(Directive):
Please determine how many lines of the material include the word "this", and respond with nothing but that number.

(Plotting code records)
◇ ◇ ◇

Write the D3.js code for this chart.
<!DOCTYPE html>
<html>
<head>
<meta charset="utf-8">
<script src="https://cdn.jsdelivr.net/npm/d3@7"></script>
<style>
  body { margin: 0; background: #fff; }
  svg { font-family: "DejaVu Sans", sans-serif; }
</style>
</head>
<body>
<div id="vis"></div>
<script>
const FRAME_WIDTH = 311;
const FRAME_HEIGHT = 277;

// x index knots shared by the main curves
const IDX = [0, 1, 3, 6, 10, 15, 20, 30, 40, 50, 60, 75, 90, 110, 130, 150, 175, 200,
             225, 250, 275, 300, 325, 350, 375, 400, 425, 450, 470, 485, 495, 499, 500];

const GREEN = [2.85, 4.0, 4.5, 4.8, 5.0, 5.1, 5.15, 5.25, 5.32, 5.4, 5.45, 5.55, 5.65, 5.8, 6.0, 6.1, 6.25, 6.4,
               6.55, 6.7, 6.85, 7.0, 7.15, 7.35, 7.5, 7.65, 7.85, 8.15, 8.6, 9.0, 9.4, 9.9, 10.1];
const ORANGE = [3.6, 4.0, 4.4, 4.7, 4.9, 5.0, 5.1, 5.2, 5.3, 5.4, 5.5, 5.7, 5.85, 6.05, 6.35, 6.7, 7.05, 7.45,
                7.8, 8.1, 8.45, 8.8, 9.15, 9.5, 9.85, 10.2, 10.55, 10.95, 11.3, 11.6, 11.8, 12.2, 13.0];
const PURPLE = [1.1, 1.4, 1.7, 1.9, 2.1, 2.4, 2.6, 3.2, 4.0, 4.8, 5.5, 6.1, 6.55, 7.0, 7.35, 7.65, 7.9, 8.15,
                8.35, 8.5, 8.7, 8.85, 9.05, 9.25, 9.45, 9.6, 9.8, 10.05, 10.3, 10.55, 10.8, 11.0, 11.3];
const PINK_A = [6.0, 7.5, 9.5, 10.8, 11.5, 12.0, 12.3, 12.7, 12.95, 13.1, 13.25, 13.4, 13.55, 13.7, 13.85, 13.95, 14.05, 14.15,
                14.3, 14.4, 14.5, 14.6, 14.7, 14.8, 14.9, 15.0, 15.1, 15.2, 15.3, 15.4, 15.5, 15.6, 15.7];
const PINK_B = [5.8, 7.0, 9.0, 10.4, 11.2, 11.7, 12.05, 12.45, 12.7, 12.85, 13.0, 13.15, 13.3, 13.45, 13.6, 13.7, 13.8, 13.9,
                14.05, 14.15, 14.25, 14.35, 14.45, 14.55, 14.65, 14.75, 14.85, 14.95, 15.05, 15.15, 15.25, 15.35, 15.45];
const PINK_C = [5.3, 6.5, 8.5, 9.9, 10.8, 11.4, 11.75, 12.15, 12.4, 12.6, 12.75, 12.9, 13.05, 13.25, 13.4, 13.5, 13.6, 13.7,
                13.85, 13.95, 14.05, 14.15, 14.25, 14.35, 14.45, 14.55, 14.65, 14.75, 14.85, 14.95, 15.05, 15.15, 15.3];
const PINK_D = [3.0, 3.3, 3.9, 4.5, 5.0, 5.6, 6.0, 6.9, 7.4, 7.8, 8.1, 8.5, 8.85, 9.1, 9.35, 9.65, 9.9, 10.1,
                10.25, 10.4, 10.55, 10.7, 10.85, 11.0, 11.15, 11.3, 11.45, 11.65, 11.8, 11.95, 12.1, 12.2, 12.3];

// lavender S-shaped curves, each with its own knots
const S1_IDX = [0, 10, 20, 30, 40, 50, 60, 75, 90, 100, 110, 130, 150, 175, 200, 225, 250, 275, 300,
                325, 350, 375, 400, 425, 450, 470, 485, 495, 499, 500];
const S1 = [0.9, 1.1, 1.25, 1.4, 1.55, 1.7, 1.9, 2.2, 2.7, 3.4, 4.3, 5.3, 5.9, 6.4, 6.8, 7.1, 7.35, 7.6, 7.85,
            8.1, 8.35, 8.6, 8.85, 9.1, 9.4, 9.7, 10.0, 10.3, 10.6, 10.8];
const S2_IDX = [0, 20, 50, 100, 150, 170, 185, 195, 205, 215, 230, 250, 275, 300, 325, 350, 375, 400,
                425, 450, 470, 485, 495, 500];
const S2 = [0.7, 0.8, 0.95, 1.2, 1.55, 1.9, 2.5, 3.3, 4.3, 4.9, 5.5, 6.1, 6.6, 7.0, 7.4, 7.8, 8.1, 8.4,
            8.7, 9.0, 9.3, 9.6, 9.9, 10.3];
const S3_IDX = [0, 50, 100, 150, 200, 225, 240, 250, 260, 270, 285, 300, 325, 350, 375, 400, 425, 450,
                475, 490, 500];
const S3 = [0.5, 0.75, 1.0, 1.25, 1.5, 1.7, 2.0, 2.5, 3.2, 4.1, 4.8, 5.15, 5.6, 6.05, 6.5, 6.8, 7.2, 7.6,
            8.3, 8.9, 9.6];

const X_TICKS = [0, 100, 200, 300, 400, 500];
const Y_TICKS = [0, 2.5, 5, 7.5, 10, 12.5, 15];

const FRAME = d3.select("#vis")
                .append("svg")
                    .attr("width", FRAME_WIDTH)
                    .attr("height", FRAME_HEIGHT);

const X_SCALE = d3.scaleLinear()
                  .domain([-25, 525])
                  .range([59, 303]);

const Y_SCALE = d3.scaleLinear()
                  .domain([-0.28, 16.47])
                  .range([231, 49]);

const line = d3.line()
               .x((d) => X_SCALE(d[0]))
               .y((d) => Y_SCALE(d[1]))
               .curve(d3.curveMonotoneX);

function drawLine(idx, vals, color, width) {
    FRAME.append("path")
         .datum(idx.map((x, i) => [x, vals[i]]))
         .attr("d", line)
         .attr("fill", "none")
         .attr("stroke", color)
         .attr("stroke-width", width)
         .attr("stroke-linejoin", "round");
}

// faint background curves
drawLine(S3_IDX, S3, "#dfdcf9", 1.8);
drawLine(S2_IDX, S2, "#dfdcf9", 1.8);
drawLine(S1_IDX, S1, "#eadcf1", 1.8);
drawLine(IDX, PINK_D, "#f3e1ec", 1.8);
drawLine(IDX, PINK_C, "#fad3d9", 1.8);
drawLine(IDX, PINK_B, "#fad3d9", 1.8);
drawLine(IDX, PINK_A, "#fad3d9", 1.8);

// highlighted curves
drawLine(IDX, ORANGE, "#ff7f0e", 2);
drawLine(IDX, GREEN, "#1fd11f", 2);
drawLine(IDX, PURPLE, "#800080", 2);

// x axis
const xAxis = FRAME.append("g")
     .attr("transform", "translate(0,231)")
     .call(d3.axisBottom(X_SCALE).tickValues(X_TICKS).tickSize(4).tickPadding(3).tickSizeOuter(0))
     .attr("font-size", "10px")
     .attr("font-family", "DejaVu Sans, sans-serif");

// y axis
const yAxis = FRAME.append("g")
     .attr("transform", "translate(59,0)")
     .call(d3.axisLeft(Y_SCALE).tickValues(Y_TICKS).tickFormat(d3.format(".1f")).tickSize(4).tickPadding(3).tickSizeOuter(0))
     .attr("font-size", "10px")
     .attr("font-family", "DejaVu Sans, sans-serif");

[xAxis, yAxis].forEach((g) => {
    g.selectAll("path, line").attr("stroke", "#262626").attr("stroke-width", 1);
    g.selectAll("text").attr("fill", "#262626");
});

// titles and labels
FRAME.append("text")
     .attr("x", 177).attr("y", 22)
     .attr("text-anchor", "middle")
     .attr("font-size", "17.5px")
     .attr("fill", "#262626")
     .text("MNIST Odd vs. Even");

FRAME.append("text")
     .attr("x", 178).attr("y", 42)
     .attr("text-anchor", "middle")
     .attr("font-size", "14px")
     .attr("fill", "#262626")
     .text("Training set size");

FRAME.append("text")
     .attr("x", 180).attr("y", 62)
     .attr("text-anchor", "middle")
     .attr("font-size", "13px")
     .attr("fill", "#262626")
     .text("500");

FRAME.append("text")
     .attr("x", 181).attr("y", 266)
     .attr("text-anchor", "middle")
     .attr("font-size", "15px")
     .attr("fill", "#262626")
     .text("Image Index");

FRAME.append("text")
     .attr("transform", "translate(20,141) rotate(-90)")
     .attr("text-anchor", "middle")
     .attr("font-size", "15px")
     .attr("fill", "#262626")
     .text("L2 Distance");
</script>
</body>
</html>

◇ ◇ ◇

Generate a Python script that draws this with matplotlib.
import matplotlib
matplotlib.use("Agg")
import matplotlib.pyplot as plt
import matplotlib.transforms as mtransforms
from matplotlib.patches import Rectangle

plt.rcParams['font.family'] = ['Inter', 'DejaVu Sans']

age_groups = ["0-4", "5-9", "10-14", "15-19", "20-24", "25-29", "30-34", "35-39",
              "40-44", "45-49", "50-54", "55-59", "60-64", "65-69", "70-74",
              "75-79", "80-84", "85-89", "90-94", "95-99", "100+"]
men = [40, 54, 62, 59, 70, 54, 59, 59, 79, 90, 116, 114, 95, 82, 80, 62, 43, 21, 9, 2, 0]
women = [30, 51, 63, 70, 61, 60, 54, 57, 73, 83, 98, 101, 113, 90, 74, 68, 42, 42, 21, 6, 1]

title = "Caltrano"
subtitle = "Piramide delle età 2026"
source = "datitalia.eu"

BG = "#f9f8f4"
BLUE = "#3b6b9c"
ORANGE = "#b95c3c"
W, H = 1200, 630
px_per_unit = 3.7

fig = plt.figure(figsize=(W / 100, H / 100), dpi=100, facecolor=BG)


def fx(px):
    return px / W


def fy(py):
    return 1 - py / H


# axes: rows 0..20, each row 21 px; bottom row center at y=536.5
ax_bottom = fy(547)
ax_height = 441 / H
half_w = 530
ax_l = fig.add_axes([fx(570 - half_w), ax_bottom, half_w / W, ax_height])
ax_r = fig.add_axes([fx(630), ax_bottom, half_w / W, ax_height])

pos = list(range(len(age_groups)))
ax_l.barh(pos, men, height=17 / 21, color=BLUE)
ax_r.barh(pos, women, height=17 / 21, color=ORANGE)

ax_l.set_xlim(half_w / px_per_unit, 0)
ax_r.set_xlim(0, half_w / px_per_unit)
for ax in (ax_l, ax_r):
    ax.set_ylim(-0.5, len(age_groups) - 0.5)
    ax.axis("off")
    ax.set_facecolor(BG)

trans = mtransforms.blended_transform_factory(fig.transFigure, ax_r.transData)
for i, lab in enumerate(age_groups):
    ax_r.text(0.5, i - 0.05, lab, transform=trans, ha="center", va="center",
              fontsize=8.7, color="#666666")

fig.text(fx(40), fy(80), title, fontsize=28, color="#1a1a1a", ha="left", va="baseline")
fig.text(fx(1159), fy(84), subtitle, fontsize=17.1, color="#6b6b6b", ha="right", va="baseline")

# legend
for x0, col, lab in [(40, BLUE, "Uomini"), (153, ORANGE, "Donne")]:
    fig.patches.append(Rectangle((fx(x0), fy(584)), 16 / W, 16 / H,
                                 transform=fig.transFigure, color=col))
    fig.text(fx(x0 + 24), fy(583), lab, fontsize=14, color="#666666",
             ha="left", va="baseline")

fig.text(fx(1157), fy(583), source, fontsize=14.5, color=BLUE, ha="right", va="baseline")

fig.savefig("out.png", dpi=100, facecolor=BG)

◇ ◇ ◇

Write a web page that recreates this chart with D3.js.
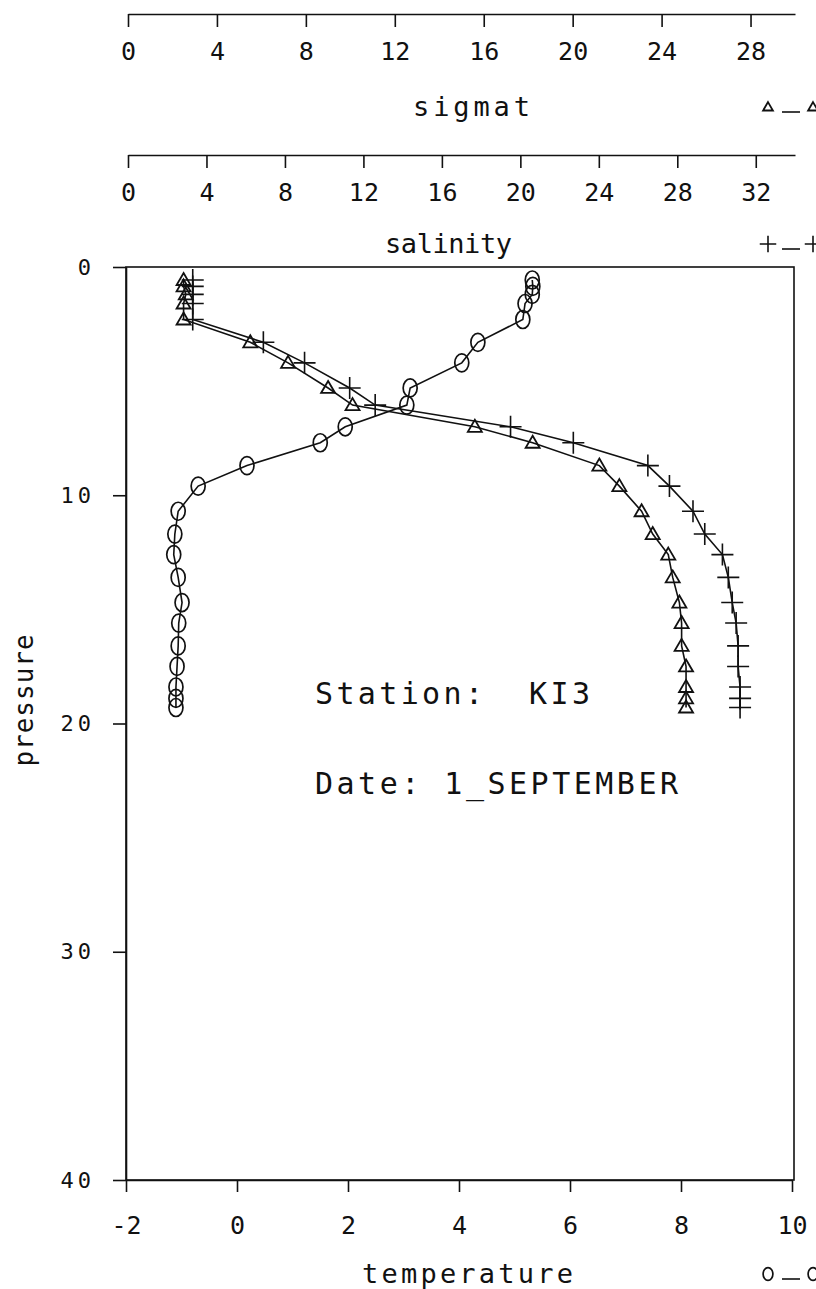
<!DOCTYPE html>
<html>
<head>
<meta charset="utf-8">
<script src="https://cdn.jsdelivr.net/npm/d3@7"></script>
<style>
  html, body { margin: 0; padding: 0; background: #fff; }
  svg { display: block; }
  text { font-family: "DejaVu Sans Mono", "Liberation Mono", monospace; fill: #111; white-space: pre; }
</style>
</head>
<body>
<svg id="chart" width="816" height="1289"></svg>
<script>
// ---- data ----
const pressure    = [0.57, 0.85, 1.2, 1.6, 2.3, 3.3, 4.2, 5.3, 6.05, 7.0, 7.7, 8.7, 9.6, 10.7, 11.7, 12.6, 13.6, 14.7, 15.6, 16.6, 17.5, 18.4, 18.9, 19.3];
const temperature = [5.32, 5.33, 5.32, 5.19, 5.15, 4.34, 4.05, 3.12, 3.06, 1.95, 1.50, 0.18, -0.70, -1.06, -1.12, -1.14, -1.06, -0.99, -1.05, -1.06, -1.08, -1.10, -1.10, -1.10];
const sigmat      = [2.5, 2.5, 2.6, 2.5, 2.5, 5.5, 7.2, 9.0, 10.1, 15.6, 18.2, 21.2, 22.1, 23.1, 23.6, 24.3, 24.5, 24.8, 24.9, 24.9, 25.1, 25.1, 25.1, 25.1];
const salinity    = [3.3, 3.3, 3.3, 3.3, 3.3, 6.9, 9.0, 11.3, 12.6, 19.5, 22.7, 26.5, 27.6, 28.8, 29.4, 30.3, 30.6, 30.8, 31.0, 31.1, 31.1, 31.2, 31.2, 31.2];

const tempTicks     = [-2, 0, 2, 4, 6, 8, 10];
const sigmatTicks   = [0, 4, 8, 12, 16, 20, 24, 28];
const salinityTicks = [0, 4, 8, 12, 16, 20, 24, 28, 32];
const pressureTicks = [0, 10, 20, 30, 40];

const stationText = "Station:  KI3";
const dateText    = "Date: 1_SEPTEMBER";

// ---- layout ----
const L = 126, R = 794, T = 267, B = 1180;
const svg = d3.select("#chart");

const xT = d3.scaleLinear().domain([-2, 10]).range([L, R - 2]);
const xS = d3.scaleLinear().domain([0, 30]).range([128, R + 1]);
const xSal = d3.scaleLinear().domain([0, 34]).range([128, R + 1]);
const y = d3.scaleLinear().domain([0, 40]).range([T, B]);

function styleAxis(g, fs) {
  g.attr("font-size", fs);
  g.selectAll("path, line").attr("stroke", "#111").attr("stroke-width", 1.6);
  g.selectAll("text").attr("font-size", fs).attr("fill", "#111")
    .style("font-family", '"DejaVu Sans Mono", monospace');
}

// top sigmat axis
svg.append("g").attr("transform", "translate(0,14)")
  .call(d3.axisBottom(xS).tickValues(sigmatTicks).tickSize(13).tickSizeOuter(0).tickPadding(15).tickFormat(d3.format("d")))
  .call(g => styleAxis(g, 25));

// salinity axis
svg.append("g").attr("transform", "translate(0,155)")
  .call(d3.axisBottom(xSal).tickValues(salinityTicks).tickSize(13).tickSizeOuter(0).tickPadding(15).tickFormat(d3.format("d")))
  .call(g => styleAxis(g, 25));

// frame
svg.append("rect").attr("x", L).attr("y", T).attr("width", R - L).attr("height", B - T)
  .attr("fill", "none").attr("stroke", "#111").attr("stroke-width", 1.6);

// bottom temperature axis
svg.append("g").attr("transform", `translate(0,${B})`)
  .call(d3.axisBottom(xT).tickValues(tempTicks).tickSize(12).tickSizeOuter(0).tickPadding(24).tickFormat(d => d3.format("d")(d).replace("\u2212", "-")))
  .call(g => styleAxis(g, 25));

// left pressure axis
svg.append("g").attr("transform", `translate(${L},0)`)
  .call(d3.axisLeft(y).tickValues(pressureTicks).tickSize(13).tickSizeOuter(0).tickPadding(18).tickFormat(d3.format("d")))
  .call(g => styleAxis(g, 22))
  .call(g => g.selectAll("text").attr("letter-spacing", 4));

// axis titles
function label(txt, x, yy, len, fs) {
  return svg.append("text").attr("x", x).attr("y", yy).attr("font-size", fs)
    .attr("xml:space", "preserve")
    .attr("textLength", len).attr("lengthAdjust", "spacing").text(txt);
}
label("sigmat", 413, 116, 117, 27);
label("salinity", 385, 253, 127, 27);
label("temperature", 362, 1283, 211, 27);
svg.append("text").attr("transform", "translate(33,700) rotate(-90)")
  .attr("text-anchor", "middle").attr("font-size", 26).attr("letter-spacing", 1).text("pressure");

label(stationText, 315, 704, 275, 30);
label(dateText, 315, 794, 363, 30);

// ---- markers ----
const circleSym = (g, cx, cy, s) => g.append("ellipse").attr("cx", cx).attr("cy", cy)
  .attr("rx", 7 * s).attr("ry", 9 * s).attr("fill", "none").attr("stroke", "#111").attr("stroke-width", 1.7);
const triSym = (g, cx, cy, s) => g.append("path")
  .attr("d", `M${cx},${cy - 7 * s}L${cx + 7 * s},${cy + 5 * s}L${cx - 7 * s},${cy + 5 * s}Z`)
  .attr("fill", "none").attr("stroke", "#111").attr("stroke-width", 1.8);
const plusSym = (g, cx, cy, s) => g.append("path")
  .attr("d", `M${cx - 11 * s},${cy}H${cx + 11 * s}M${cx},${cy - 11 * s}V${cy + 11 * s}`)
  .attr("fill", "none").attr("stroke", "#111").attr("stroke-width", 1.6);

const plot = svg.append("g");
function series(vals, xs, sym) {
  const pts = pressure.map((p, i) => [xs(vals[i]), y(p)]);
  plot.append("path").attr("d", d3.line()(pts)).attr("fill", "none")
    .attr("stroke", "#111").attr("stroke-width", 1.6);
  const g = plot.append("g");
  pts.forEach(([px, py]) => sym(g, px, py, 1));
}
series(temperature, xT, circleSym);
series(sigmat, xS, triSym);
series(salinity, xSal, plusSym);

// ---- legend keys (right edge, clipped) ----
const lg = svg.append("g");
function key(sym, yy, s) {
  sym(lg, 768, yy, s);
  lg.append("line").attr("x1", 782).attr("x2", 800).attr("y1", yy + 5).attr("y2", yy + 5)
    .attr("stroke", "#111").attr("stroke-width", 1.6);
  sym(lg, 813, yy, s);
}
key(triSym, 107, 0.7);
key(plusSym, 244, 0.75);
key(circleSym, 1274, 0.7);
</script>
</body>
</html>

◇ ◇ ◇

(Task solution):
3